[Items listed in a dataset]
** BEGIN **
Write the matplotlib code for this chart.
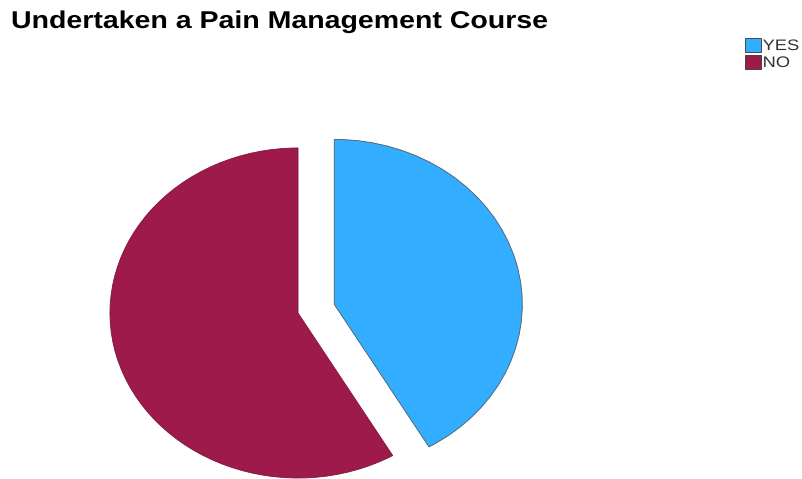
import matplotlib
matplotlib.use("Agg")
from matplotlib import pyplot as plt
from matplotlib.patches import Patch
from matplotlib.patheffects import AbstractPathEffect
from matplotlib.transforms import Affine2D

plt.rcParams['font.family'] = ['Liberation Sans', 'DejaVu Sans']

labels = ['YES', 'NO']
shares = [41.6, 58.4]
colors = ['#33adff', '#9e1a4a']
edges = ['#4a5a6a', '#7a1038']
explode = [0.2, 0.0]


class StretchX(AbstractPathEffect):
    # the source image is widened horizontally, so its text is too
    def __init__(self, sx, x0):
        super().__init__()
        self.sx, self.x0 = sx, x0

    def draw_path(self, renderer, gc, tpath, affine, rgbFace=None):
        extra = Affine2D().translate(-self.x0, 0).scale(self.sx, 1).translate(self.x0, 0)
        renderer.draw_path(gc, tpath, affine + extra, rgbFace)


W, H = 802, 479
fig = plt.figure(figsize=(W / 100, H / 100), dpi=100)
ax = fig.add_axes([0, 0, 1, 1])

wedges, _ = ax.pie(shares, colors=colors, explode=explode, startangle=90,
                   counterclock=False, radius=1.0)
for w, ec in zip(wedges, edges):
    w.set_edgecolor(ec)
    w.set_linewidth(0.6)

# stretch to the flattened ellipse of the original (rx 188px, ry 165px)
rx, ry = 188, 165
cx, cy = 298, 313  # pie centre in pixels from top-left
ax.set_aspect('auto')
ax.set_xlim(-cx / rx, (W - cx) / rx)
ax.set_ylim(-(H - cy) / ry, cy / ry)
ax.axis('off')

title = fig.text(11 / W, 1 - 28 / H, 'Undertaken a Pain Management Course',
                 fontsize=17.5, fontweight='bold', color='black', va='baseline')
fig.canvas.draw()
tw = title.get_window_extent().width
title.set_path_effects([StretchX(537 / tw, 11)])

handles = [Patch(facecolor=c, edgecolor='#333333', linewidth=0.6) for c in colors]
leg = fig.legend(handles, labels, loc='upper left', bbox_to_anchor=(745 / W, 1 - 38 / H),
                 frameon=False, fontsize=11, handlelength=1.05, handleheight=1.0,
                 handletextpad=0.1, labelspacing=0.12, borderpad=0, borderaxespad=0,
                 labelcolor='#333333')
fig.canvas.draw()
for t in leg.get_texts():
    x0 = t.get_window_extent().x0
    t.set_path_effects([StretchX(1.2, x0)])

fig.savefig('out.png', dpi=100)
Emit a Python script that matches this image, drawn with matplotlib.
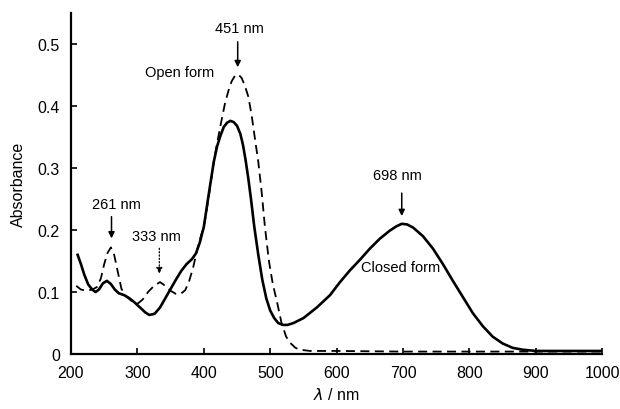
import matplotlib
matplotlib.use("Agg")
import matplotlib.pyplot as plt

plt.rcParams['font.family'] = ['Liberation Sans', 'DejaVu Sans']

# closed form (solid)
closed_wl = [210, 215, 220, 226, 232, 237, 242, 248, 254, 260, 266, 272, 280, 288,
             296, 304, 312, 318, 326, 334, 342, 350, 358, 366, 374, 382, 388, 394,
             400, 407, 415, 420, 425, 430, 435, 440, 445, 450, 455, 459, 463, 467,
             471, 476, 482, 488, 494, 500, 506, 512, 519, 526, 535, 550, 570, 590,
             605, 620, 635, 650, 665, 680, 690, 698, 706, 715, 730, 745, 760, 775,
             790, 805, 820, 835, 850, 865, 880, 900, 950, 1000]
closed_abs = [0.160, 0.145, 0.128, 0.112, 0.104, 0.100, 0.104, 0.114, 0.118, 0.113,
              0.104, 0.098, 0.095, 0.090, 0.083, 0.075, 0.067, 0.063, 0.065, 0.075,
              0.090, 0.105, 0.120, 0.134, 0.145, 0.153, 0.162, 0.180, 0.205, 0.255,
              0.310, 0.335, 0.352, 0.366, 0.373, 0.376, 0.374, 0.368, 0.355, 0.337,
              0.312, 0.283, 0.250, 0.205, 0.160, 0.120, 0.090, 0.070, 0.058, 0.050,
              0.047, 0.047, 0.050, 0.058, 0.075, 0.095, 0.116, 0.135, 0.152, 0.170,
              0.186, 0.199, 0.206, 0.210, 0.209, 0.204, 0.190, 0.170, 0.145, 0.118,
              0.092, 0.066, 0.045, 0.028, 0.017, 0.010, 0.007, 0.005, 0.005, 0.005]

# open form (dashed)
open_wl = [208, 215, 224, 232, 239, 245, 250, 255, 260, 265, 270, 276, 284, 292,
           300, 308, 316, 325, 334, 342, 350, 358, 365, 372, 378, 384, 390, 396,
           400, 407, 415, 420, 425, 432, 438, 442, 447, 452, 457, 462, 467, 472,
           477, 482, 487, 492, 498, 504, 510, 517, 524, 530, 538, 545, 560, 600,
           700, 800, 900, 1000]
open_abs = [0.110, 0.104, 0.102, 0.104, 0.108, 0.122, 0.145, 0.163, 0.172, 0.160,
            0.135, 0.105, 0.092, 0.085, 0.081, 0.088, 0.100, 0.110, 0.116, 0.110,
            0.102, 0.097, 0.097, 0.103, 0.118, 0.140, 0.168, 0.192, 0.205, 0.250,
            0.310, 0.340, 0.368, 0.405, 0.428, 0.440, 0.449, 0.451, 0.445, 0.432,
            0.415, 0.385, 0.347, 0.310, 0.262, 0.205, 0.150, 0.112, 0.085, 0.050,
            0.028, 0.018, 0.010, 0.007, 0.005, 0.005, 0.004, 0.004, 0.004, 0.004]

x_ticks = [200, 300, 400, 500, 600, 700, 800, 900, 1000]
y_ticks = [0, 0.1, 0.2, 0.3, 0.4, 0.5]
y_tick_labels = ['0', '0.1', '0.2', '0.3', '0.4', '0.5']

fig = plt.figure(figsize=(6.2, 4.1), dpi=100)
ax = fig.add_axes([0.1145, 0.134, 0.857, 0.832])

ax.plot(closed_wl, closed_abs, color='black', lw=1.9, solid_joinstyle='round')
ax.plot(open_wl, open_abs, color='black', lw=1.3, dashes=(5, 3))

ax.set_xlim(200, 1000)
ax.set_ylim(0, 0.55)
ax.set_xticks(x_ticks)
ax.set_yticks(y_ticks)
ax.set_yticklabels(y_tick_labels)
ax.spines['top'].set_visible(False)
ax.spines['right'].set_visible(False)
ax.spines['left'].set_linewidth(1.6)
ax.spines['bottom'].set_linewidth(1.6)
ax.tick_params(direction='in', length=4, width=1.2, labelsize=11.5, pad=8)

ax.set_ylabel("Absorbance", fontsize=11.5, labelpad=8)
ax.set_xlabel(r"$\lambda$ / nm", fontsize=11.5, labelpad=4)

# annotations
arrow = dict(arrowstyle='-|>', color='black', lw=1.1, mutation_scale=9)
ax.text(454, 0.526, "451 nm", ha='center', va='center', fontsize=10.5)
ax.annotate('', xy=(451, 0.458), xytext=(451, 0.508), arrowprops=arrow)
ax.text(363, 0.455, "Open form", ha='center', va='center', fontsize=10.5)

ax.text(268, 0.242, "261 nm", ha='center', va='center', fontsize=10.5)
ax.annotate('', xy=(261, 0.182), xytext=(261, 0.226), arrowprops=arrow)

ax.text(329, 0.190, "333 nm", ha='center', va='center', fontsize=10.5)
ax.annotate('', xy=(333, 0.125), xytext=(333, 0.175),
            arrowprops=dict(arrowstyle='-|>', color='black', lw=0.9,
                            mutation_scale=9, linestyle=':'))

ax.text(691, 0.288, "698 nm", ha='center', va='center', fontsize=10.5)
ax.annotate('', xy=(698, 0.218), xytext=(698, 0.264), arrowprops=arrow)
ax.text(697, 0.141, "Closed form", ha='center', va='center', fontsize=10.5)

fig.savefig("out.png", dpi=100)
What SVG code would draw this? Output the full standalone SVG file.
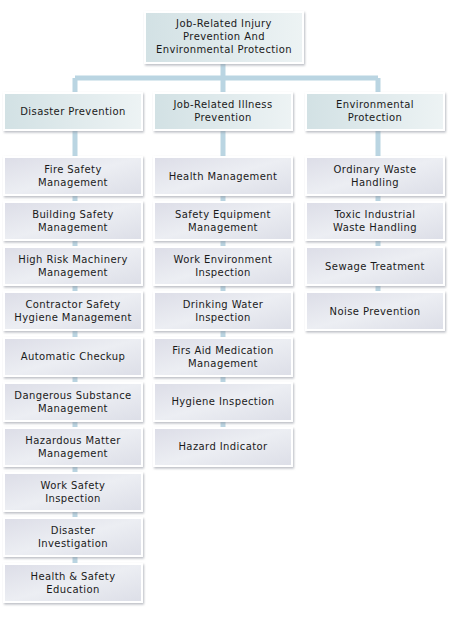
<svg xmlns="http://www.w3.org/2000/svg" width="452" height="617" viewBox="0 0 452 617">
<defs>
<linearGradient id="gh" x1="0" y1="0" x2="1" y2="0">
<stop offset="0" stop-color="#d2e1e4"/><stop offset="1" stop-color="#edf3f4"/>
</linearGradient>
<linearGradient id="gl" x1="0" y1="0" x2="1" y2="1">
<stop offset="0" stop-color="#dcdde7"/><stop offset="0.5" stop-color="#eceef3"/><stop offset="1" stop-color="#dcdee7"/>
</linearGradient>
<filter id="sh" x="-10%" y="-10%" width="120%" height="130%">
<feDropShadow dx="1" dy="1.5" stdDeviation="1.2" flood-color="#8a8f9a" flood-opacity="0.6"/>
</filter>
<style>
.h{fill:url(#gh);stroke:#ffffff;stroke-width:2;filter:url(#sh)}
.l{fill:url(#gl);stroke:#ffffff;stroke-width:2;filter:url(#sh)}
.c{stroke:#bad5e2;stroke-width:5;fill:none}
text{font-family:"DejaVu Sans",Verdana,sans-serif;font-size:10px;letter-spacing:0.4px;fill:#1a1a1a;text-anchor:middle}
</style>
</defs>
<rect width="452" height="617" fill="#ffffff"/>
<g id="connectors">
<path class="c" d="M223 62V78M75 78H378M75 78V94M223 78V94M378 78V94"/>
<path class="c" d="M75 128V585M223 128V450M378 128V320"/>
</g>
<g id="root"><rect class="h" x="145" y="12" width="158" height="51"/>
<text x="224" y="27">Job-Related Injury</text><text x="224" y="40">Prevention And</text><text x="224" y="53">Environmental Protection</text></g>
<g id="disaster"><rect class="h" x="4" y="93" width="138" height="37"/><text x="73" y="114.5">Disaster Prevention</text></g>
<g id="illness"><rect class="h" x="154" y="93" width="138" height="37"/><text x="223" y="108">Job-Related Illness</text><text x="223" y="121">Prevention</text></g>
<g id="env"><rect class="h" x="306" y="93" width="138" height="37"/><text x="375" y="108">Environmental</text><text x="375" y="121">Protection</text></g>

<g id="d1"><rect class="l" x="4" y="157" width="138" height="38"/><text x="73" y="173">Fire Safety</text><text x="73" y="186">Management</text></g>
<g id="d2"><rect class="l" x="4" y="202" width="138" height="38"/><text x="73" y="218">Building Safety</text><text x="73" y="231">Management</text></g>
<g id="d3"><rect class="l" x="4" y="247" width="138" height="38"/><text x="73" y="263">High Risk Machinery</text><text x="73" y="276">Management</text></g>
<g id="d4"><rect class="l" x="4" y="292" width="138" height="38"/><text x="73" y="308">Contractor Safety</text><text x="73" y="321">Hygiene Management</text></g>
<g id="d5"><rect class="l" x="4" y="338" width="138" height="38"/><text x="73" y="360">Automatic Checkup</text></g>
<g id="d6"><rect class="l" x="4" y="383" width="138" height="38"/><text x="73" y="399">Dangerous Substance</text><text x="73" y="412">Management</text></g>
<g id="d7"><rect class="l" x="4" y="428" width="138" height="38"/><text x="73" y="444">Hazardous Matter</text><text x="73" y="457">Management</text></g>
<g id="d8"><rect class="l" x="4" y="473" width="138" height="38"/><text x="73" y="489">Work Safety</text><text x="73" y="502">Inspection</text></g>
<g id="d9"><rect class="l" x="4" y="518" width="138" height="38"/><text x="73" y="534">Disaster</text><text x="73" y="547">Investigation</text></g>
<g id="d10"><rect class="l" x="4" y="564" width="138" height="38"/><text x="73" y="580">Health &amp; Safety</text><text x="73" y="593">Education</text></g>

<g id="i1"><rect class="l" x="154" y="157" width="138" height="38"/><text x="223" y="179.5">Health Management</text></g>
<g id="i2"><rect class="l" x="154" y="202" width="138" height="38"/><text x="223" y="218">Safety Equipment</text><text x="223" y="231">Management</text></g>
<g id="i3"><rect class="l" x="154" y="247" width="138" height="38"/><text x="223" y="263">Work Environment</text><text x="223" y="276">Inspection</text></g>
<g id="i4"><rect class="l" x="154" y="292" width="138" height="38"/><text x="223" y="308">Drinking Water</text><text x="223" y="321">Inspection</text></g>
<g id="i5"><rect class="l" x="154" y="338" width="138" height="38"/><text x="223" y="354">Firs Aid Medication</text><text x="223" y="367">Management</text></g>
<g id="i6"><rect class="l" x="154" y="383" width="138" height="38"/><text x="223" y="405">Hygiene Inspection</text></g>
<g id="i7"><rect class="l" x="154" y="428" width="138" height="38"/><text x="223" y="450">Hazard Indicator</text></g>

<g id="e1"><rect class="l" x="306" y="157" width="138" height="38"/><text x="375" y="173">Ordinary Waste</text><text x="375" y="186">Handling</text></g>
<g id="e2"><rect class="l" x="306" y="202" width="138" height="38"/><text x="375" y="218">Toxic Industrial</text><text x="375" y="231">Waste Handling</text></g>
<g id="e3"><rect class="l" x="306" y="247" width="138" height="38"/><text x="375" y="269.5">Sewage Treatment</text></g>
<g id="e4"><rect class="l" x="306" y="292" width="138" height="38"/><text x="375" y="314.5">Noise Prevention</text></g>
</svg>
** END **
§ **Work instructions**
Restate exactly, please, only the lines between the start of the data and the line containing "title.set_path_effects([StretchX(537 / tw, 11)])", both ends included, skipping the pictures.

§ **Answer to the problem**
Write the matplotlib code for this chart.
import matplotlib
matplotlib.use("Agg")
from matplotlib import pyplot as plt
from matplotlib.patches import Patch
from matplotlib.patheffects import AbstractPathEffect
from matplotlib.transforms import Affine2D

plt.rcParams['font.family'] = ['Liberation Sans', 'DejaVu Sans']

labels = ['YES', 'NO']
shares = [41.6, 58.4]
colors = ['#33adff', '#9e1a4a']
edges = ['#4a5a6a', '#7a1038']
explode = [0.2, 0.0]


class StretchX(AbstractPathEffect):
    # the source image is widened horizontally, so its text is too
    def __init__(self, sx, x0):
        super().__init__()
        self.sx, self.x0 = sx, x0

    def draw_path(self, renderer, gc, tpath, affine, rgbFace=None):
        extra = Affine2D().translate(-self.x0, 0).scale(self.sx, 1).translate(self.x0, 0)
        renderer.draw_path(gc, tpath, affine + extra, rgbFace)


W, H = 802, 479
fig = plt.figure(figsize=(W / 100, H / 100), dpi=100)
ax = fig.add_axes([0, 0, 1, 1])

wedges, _ = ax.pie(shares, colors=colors, explode=explode, startangle=90,
                   counterclock=False, radius=1.0)
for w, ec in zip(wedges, edges):
    w.set_edgecolor(ec)
    w.set_linewidth(0.6)

# stretch to the flattened ellipse of the original (rx 188px, ry 165px)
rx, ry = 188, 165
cx, cy = 298, 313  # pie centre in pixels from top-left
ax.set_aspect('auto')
ax.set_xlim(-cx / rx, (W - cx) / rx)
ax.set_ylim(-(H - cy) / ry, cy / ry)
ax.axis('off')

title = fig.text(11 / W, 1 - 28 / H, 'Undertaken a Pain Management Course',
                 fontsize=17.5, fontweight='bold', color='black', va='baseline')
fig.canvas.draw()
tw = title.get_window_extent().width
title.set_path_effects([StretchX(537 / tw, 11)])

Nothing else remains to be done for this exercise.